→ **Written problem**:
Nothing in the data should change when you return it, but leave the pictures out.
# # # #
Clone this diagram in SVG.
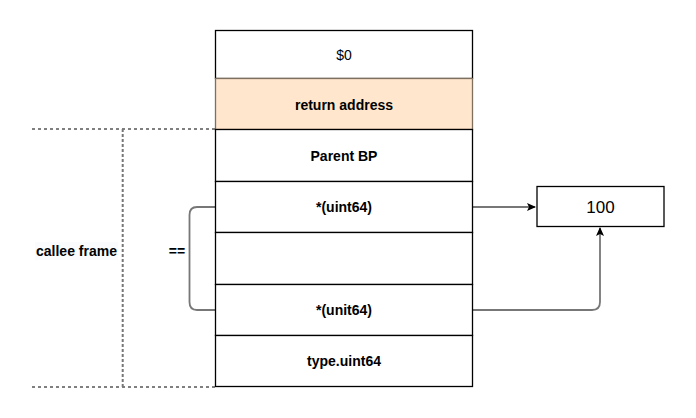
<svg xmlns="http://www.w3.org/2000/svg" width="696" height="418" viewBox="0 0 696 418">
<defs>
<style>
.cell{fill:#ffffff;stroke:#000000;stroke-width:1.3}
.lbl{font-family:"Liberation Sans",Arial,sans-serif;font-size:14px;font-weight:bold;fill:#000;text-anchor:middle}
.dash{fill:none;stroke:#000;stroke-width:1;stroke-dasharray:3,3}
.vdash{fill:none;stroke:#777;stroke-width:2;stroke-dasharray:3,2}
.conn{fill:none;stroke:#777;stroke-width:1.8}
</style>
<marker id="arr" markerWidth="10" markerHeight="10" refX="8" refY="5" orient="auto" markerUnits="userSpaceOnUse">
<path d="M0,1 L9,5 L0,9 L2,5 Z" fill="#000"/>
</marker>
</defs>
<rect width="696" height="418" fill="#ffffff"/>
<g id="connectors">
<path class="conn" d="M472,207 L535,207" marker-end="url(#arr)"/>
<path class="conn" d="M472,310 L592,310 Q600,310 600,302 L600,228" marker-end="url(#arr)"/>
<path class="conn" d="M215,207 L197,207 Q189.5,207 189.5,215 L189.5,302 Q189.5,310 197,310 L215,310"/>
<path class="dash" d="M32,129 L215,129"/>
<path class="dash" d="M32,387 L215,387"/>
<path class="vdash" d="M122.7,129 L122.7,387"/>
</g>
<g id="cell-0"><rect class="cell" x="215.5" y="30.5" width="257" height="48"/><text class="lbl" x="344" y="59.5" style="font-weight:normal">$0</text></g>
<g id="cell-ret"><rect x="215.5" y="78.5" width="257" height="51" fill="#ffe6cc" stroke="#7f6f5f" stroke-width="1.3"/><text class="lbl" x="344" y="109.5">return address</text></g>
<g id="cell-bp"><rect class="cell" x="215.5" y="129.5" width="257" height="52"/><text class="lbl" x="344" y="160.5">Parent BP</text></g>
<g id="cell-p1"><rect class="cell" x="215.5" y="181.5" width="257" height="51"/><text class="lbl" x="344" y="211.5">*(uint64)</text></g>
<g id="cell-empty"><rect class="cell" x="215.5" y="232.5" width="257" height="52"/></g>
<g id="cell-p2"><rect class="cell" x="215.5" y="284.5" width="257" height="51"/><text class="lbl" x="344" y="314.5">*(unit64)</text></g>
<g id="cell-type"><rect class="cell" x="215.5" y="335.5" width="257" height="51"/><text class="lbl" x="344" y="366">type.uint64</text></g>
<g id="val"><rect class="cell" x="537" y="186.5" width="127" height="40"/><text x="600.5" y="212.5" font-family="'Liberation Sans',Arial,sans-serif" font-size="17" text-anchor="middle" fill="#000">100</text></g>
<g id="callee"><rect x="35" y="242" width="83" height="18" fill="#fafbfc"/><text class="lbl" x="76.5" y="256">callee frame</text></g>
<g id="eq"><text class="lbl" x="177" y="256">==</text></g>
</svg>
# # # #
→ **Task solution**:
Clone this diagram in SVG.
<svg xmlns="http://www.w3.org/2000/svg" width="696" height="418" viewBox="0 0 696 418">
<defs>
<style>
.cell{fill:#ffffff;stroke:#000000;stroke-width:1.3}
.lbl{font-family:"Liberation Sans",Arial,sans-serif;font-size:14px;font-weight:bold;fill:#000;text-anchor:middle}
.dash{fill:none;stroke:#000;stroke-width:1;stroke-dasharray:3,3}
.vdash{fill:none;stroke:#777;stroke-width:2;stroke-dasharray:3,2}
.conn{fill:none;stroke:#777;stroke-width:1.8}
</style>
<marker id="arr" markerWidth="10" markerHeight="10" refX="8" refY="5" orient="auto" markerUnits="userSpaceOnUse">
<path d="M0,1 L9,5 L0,9 L2,5 Z" fill="#000"/>
</marker>
</defs>
<rect width="696" height="418" fill="#ffffff"/>
<g id="connectors">
<path class="conn" d="M472,207 L535,207" marker-end="url(#arr)"/>
<path class="conn" d="M472,310 L592,310 Q600,310 600,302 L600,228" marker-end="url(#arr)"/>
<path class="conn" d="M215,207 L197,207 Q189.5,207 189.5,215 L189.5,302 Q189.5,310 197,310 L215,310"/>
<path class="dash" d="M32,129 L215,129"/>
<path class="dash" d="M32,387 L215,387"/>
<path class="vdash" d="M122.7,129 L122.7,387"/>
</g>
<g id="cell-0"><rect class="cell" x="215.5" y="30.5" width="257" height="48"/><text class="lbl" x="344" y="59.5" style="font-weight:normal">$0</text></g>
<g id="cell-ret"><rect x="215.5" y="78.5" width="257" height="51" fill="#ffe6cc" stroke="#7f6f5f" stroke-width="1.3"/><text class="lbl" x="344" y="109.5">return address</text></g>
<g id="cell-bp"><rect class="cell" x="215.5" y="129.5" width="257" height="52"/><text class="lbl" x="344" y="160.5">Parent BP</text></g>
<g id="cell-p1"><rect class="cell" x="215.5" y="181.5" width="257" height="51"/><text class="lbl" x="344" y="211.5">*(uint64)</text></g>
<g id="cell-empty"><rect class="cell" x="215.5" y="232.5" width="257" height="52"/></g>
<g id="cell-p2"><rect class="cell" x="215.5" y="284.5" width="257" height="51"/><text class="lbl" x="344" y="314.5">*(unit64)</text></g>
<g id="cell-type"><rect class="cell" x="215.5" y="335.5" width="257" height="51"/><text class="lbl" x="344" y="366">type.uint64</text></g>
<g id="val"><rect class="cell" x="537" y="186.5" width="127" height="40"/><text x="600.5" y="212.5" font-family="'Liberation Sans',Arial,sans-serif" font-size="17" text-anchor="middle" fill="#000">100</text></g>
<g id="callee"><rect x="35" y="242" width="83" height="18" fill="#fafbfc"/><text class="lbl" x="76.5" y="256">callee frame</text></g>
<g id="eq"><text class="lbl" x="177" y="256">==</text></g>
</svg>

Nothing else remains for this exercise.